There is no doubt that King is a 60's liberal, in the average kind of Maine way, but what I meant is this; when someone who's career is in a "kind" of decline and they need attention, what do they do? Usually, it's go to the press and start spouting their political views and try to make headlines with those said views instead of their talent. It's an attention getter, "Hey I'm still out here!" Happens all the time. King has become "king" of it. And it usually happens during the release of a new book. He started this around the time INSOMNIA came out (worst book he ever wrote, in my opinion).
As for his earlier books, I was a kid. I didn't care about his politics then, and I suppose I shouldn't now. But, it was the story that I craved in The Stand and IT and The Shining. It wasn 't the jabs at the political system or "conservative vs. liberal".

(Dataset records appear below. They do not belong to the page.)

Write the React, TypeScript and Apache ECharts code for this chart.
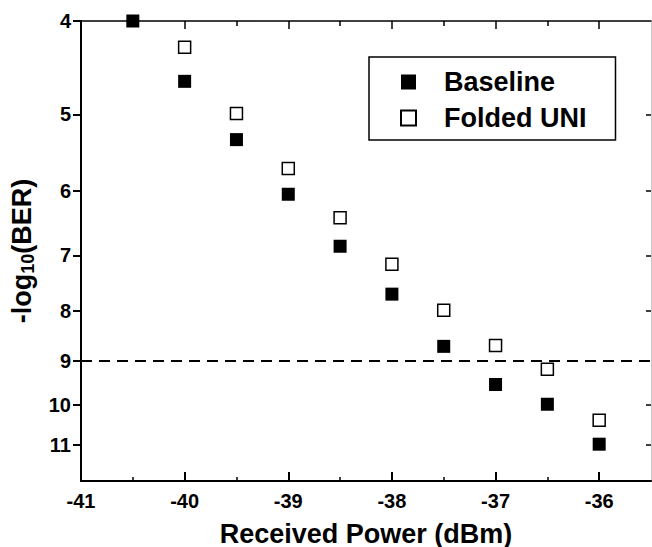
import React, { useEffect, useRef } from "react";
import * as echarts from "echarts";

const powerBaseline = [-40.5, -40, -39.5, -39, -38.5, -38, -37.5, -37, -36.5, -36];
const berBaseline = [4.0, 4.62, 5.31, 6.05, 6.85, 7.68, 8.7, 9.53, 9.99, 10.99];
const powerFolded = [-40, -39.5, -39, -38.5, -38, -37.5, -37, -36.5, -36];
const berFolded = [4.26, 4.99, 5.69, 6.4, 7.15, 7.98, 8.68, 9.19, 10.38];
const yTicks = [4, 5, 6, 7, 8, 9, 10, 11];
const yRightTicks = [5, 6, 7, 8, 10, 11];
const xMajorTicks = [-41, -40, -39, -38, -37, -36];
const xMinorTicks = [-40.5, -39.5, -38.5, -37.5, -36.5];
const thresholdBer = 9;

const FONT = "Liberation Sans, Arial, sans-serif";

export default function App() {
  const ref = useRef<HTMLDivElement>(null);
  useEffect(() => {
    if (!ref.current) return;
    const chart = echarts.init(ref.current, null, { renderer: "svg" });
    const black = "#000";
    const xBase = { min: -41, max: -35.5, type: "value" as const, splitLine: { show: false } };
    const yBase = { type: "log" as const, logBase: 10, min: 4, max: 12, inverse: true, splitLine: { show: false } };
    const hiddenX = (position: string, ticks: number[], length: number, showLine: boolean) => ({
      ...xBase,
      position,
      axisLine: { show: showLine, lineStyle: { color: black, width: 1.5 } },
      axisTick: { show: true, inside: true, length, customValues: ticks, lineStyle: { color: black, width: 1.5 } },
      axisLabel: { show: false },
    });
    chart.setOption({
      animation: false,
      backgroundColor: "#fff",
      textStyle: { fontFamily: FONT },
      grid: { left: 81, top: 21, right: 1, bottom: 66, containLabel: false, outerBoundsMode: "none" },
      legend: {
        orient: "vertical",
        left: 369,
        top: 57,
        padding: [10, 29, 7, 31],
        borderColor: black,
        borderWidth: 1.5,
        itemWidth: 15,
        itemHeight: 15,
        itemGap: 6,
        textStyle: { fontSize: 27, fontWeight: "bold", color: black, fontFamily: FONT, lineHeight: 30, padding: [0, 0, 0, 23] },
        data: ["Baseline", "Folded UNI"],
      },
      xAxis: [
        {
          ...xBase,
          position: "bottom",
          name: "Received Power (dBm)",
          nameLocation: "middle",
          nameGap: 39,
          nameTextStyle: { fontSize: 27, fontWeight: "bold", color: black, fontFamily: FONT },
          axisLine: { show: true, lineStyle: { color: black, width: 2 } },
          axisTick: { show: true, inside: true, length: 9, customValues: xMajorTicks, lineStyle: { color: black, width: 2 } },
          axisLabel: { customValues: xMajorTicks, margin: 10, fontSize: 20, fontWeight: "bold", color: black, fontFamily: FONT },
        },
        hiddenX("bottom", xMinorTicks, 4, false),
        hiddenX("top", xMajorTicks, 8, true),
        hiddenX("top", xMinorTicks, 5, false),
      ],
      yAxis: [
        {
          ...yBase,
          position: "left",
          name: "{a|-log}{b|10}{a|(BER)}",
          nameLocation: "middle",
          nameRotate: 90,
          nameGap: 44,
          nameTextStyle: {
            color: black,
            rich: {
              a: { fontSize: 27, fontWeight: "bold", fontFamily: FONT, color: black, lineHeight: 30 },
              b: { fontSize: 18, fontWeight: "bold", fontFamily: FONT, color: black, verticalAlign: "bottom", lineHeight: 14 },
            },
          },
          axisLine: { show: true, lineStyle: { color: black, width: 2 } },
          axisTick: { show: true, inside: false, length: 8, customValues: yTicks, lineStyle: { color: black, width: 2 } },
          axisLabel: { customValues: yTicks, margin: 10, fontSize: 20, fontWeight: "bold", color: black, fontFamily: FONT },
        },
        {
          ...yBase,
          position: "right",
          axisLine: { show: true, lineStyle: { color: "#c8c8c8", width: 1 } },
          axisTick: { show: true, inside: true, length: 5, customValues: yRightTicks, lineStyle: { color: black, width: 1.5 } },
          axisLabel: { show: false },
        },
      ],
      series: [
        {
          name: "Baseline",
          type: "scatter",
          xAxisIndex: 0,
          yAxisIndex: 0,
          symbol: "rect",
          symbolSize: 13,
          clip: true,
          itemStyle: { color: black, opacity: 1 },
          data: powerBaseline.map((p, i) => [p, berBaseline[i]]),
          markLine: {
            silent: true,
            symbol: "none",
            label: { show: false },
            lineStyle: { color: black, width: 2, type: [11, 7] },
            data: [{ yAxis: thresholdBer }],
          },
        },
        {
          name: "Folded UNI",
          type: "scatter",
          xAxisIndex: 0,
          yAxisIndex: 0,
          symbol: "rect",
          symbolSize: 12,
          clip: true,
          itemStyle: { color: "#fff", borderColor: black, borderWidth: 1.5, opacity: 1 },
          data: powerFolded.map((p, i) => [p, berFolded[i]]),
        },
      ],
    });
    return () => chart.dispose();
  }, []);
  return (
    <div
      ref={ref}
      style={{ position: "fixed", left: 0, top: 0, width: 652, height: 547 }}
    />
  );
}
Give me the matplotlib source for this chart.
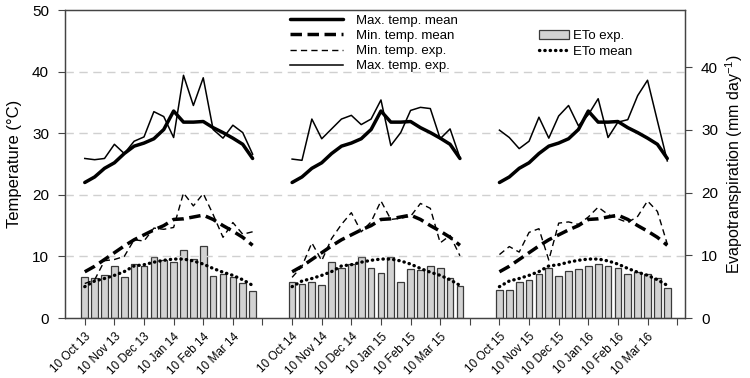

That's what bothers me, I don't read King for his political views. I don't listen to Springsteen's music for his either. I mean, shut up and write, or shut up and sing. You are not a politician, don't start sounding like one.
N. Mamatas
12. Eugene R.
What struck me most about "The Mist" was the narrator, a commercial illustrator, describing his attempt to break out of the "paint for hire" ghetto with a Warhol-style conceptual art piece ... only to have it purchased (for a nice price) for use as an advertisement backdrop, which persuades the narrator that his career is not in the high-falutin' Art World but in the commercial trenches. I always felt that Mr. King was speaking pretty directly about his own artistic ambitions and self-knowledge.

I'd plump for The Dead Zone as Mr. King's masterwork, but I could be persuaded otherwise.
N. Mamatas
13. hohmeisw
I was a huge fan of Stephen King as I grew up as well. I missed Carrie somehow, but found It and the Stand and got hooked. I'm not sure what drew me to him, but I imagine it's the same thing that resonated with me in Jurassic Park: ordinary people in a "holy shit" situation. I lost interest in my later teen years, but I agree Buick 8 is probably the best thing he's written in a long time. It's slow, it's a story about a story, and not much happens, but it is a helluva good tale.

@Justin Taylor (DT spoiler) The Crimson King wants to bring down the DT because he is trapped in it. If it falls he's free to rule the ashes of creation.